## EXCERPTED RECORDS
● ● ● ● ● ● ●

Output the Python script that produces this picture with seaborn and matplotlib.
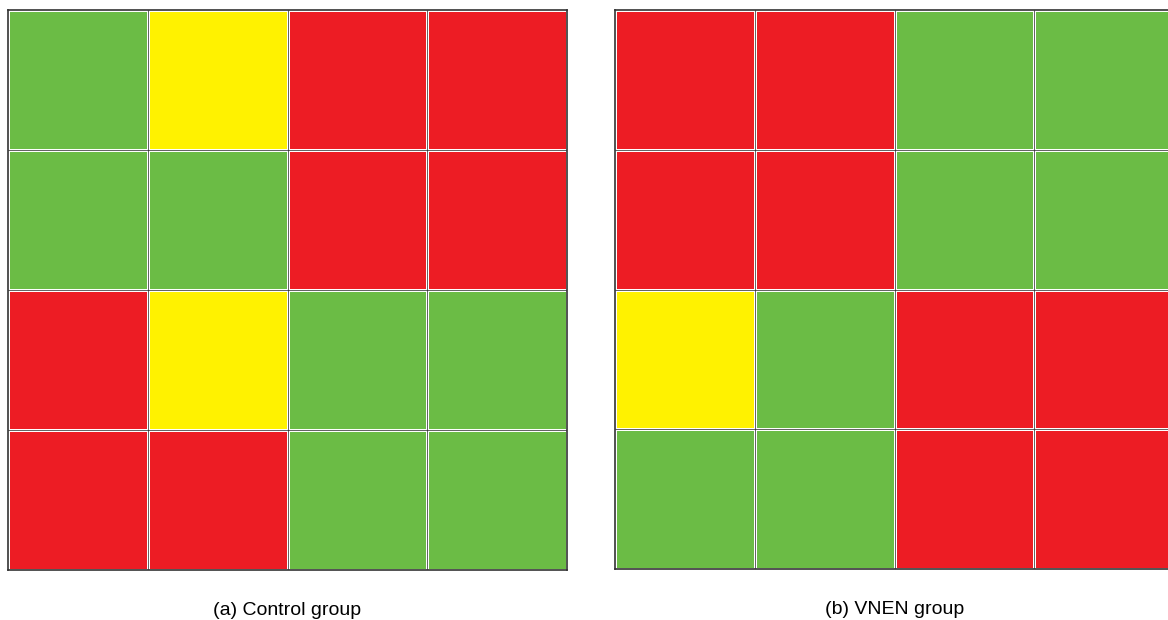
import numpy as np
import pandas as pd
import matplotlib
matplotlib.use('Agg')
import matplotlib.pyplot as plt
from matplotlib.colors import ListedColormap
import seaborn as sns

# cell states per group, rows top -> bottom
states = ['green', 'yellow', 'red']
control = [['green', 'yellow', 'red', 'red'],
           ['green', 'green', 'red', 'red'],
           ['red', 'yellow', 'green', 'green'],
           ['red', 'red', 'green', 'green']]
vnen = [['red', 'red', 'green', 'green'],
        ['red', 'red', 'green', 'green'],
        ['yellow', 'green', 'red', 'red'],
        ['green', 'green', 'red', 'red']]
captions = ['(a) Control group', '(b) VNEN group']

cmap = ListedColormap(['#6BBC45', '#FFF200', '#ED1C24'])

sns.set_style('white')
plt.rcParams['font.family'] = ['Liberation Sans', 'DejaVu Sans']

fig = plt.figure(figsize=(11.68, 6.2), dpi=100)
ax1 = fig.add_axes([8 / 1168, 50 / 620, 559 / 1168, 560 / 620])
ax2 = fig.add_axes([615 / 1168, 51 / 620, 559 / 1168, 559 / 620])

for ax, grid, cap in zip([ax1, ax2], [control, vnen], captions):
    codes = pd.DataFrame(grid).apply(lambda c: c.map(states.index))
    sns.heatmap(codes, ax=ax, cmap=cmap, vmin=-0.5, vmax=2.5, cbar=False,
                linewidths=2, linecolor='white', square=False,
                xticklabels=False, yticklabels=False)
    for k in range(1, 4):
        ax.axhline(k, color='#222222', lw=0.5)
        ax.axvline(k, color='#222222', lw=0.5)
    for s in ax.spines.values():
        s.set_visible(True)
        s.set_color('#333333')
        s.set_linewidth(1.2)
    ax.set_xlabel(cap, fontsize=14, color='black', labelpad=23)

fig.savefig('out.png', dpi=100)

● ● ● ● ● ● ●

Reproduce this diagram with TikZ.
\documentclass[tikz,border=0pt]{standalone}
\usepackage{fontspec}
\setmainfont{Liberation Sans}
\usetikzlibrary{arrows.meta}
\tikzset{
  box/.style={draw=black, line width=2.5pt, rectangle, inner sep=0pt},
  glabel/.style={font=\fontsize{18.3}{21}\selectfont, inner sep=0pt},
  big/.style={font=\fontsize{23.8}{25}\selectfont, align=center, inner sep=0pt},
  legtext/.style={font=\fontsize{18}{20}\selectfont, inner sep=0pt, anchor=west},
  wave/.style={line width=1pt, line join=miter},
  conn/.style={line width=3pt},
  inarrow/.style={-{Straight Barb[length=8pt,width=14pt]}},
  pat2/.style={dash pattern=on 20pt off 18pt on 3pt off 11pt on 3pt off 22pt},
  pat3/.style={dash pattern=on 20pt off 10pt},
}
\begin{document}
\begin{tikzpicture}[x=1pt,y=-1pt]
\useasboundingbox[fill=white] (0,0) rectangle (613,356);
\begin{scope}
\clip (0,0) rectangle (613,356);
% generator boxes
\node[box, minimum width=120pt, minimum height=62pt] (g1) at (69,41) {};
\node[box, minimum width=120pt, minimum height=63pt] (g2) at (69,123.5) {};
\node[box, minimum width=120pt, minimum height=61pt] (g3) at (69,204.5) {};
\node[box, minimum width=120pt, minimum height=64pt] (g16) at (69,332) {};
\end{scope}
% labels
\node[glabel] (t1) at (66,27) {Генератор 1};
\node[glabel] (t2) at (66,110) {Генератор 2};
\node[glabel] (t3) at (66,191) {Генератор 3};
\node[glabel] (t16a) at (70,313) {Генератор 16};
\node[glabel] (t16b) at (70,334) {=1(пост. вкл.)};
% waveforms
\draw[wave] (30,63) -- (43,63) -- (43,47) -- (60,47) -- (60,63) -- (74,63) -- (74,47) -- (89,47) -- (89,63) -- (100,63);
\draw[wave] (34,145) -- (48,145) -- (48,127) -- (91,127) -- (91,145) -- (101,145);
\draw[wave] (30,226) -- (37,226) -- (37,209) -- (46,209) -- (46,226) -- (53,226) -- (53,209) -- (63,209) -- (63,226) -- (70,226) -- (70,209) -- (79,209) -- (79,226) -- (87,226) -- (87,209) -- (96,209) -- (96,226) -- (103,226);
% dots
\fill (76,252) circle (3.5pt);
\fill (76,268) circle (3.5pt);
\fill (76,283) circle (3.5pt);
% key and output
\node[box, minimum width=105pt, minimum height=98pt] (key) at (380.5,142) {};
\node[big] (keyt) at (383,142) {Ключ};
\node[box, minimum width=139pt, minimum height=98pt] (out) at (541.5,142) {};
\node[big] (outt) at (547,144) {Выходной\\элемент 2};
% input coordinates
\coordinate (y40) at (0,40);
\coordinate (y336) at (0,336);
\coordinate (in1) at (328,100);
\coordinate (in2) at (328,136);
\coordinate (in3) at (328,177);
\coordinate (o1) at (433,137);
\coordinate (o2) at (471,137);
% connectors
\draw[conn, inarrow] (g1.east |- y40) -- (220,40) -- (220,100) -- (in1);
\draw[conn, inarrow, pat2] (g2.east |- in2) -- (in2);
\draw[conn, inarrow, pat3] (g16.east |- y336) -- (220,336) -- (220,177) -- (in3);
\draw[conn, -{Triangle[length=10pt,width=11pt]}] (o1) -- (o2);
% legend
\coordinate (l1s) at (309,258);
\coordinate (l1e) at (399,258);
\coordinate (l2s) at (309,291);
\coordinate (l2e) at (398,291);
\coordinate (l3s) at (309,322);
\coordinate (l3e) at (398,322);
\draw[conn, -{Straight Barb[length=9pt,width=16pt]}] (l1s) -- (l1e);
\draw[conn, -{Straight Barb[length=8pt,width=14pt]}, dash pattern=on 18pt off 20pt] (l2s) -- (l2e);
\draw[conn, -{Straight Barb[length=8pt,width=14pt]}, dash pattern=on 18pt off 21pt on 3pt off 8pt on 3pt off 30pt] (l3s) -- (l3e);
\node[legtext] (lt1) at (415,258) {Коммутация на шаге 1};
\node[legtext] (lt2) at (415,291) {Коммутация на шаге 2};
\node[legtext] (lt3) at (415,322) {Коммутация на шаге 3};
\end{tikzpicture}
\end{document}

● ● ● ● ● ● ●

## OBJECTIVE
Find the lines above that contain the word "this" and collect them.

## EXPECTED ANSWER
Output the Python script that produces this picture with seaborn and matplotlib.
Reproduce this diagram with TikZ.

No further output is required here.